I think there’s certainly characters in the play, you know, you’re obviously…I would like to populate the play with as many Manhattan Project scientists as I could, there’s so many fascinating characters that have a story to tell within that world, I could probably go on writing plays about the Manhattan Project and various people forever, but trying to make those decisions about who to include and who to leave out were quite tricky.  Characters like Enrico Fermi and Niels Bohr and Ernest Lawrence, I kind of wanted to include them but I had to remember that the story I was telling was Oppenheimer, not the Manhattan Project, so I had to leave some…there are some gaping holes in the history of the piece because, yes, they’re important to the story of the Manhattan Project but they’re not directly involved in the story of Robert Oppenheimer, and those were tough decisions to make.  I desperately wanted to include Madame Wu in there because I thought she has such a fascinating story, but she deserves a play all of her own and the play was already clocking up over three hours when we went into rehearsals, so I can’t include everything.
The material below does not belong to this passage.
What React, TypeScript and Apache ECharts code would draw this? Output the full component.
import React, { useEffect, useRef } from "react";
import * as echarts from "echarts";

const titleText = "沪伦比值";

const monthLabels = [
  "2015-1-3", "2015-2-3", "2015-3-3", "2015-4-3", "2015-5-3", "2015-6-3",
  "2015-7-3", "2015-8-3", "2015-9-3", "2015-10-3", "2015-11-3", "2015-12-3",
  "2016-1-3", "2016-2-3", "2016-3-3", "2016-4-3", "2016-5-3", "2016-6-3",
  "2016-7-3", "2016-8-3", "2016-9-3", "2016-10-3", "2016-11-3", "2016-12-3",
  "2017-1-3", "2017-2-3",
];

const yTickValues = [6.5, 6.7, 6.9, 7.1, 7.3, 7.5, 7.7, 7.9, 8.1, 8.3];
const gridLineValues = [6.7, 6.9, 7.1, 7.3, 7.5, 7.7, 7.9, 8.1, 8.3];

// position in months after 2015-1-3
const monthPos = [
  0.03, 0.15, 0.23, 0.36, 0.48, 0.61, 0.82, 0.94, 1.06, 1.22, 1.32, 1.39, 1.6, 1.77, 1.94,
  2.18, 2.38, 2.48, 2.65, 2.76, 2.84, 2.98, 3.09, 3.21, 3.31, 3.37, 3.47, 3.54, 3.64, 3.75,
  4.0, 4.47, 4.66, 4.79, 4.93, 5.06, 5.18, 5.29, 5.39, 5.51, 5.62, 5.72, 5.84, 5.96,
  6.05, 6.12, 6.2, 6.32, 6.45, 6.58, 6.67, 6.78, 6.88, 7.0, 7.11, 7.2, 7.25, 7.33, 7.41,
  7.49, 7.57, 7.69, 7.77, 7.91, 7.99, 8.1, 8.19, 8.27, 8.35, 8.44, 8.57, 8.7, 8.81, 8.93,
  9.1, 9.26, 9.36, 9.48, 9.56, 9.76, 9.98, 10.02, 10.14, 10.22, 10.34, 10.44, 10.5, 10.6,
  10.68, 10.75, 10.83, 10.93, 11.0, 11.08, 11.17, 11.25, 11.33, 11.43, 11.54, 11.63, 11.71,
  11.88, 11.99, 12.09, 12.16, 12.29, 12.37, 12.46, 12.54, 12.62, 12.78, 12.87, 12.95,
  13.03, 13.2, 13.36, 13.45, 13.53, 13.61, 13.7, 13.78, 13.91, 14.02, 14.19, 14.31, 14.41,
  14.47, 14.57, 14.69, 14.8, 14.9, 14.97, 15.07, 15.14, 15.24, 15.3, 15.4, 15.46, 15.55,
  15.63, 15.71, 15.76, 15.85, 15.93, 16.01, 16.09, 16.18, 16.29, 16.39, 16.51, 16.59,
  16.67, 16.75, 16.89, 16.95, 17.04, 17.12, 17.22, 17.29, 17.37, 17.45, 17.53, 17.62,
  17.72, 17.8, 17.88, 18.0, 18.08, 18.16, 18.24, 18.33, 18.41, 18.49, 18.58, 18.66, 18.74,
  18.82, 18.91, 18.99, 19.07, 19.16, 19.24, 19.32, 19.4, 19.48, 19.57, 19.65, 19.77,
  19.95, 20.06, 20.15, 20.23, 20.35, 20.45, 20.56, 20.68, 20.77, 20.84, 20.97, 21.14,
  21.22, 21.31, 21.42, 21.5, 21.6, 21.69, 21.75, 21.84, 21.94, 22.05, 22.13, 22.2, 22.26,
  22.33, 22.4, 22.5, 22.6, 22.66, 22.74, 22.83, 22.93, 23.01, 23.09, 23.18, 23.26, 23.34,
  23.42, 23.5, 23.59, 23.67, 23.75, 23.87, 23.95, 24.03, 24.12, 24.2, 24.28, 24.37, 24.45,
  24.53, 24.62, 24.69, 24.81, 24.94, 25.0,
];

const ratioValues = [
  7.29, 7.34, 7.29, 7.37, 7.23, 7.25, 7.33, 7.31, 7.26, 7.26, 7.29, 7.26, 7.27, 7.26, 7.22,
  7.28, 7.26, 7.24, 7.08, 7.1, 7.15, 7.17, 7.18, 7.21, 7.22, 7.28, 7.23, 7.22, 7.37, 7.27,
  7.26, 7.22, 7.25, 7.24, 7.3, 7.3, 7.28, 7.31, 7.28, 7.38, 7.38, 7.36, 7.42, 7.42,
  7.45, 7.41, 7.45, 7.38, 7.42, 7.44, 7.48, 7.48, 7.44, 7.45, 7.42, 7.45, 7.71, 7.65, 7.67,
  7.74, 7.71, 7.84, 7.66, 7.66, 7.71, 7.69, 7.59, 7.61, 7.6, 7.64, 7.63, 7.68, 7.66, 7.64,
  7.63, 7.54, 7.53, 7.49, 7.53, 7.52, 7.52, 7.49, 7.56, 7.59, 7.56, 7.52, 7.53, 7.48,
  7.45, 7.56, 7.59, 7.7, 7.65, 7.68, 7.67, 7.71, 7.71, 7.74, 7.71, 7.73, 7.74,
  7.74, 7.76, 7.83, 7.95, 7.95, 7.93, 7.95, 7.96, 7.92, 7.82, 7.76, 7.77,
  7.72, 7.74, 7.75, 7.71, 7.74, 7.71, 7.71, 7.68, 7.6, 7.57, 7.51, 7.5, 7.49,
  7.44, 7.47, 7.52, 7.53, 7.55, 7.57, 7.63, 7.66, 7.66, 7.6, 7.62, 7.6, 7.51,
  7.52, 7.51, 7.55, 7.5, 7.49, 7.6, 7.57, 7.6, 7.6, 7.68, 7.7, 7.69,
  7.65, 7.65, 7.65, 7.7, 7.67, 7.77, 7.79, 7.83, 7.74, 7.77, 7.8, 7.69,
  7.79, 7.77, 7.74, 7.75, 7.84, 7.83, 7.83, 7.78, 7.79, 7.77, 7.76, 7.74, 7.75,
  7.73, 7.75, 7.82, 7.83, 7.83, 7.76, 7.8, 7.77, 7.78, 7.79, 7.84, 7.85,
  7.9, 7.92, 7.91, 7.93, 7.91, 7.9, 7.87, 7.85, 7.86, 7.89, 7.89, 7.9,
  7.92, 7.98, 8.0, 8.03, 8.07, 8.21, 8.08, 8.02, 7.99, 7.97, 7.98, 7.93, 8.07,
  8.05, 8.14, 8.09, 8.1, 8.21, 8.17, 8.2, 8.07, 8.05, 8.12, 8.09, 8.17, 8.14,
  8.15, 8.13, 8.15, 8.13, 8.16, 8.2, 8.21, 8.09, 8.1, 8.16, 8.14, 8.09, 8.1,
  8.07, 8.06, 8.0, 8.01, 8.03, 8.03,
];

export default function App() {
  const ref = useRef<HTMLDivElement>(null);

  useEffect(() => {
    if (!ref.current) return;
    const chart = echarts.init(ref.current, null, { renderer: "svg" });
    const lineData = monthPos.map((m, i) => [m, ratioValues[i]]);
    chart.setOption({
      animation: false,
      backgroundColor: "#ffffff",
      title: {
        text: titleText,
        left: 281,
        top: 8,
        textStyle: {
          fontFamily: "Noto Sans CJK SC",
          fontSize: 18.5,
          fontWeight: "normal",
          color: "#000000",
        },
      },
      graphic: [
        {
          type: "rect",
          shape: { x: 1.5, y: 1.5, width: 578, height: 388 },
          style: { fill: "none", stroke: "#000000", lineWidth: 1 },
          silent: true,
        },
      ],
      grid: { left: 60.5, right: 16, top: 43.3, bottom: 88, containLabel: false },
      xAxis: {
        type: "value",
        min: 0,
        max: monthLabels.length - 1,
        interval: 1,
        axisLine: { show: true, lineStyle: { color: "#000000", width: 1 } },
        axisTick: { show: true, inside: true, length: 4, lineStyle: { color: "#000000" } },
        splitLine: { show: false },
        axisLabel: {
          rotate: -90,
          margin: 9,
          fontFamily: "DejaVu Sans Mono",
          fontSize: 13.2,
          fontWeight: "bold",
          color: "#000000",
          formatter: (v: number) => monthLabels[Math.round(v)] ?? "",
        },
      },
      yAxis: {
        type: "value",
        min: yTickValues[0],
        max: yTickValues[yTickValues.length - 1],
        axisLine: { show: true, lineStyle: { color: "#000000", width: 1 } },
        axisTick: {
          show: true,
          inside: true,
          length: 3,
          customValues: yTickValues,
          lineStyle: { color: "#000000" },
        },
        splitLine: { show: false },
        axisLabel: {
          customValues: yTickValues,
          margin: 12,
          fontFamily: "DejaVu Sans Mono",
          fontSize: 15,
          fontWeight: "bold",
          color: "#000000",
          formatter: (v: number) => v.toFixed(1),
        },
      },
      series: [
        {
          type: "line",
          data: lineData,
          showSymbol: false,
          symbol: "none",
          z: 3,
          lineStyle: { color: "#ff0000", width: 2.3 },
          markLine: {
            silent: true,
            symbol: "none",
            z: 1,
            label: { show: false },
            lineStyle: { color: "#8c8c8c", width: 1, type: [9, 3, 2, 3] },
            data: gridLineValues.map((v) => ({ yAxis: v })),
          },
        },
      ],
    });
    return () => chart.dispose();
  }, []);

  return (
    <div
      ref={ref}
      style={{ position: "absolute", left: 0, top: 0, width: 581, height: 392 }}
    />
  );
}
I think anyone who knows anything about the Manhattan Project or Oppenheimer has an opinion on it and him and I think what I wanted to do was, whatever your thoughts were on coming in, I wanted to show you the other side, so if you were completely against nuclear weapons and you find the idea of the Manhattan Project was irresponsible and horrific, I wanted to show you that, actually, there were very good reasons why it happened and these are the arguments used at the time. For anyone coming at it from the other side I wanted to show the other, the human cost of it as well.  So, not that I ever wanted to change anyone’s mind, but just that I wanted to open them up to the other side of the argument.  I’m not one for didactically telling people what to think, it should always be a discussion and open people up to asking further questions.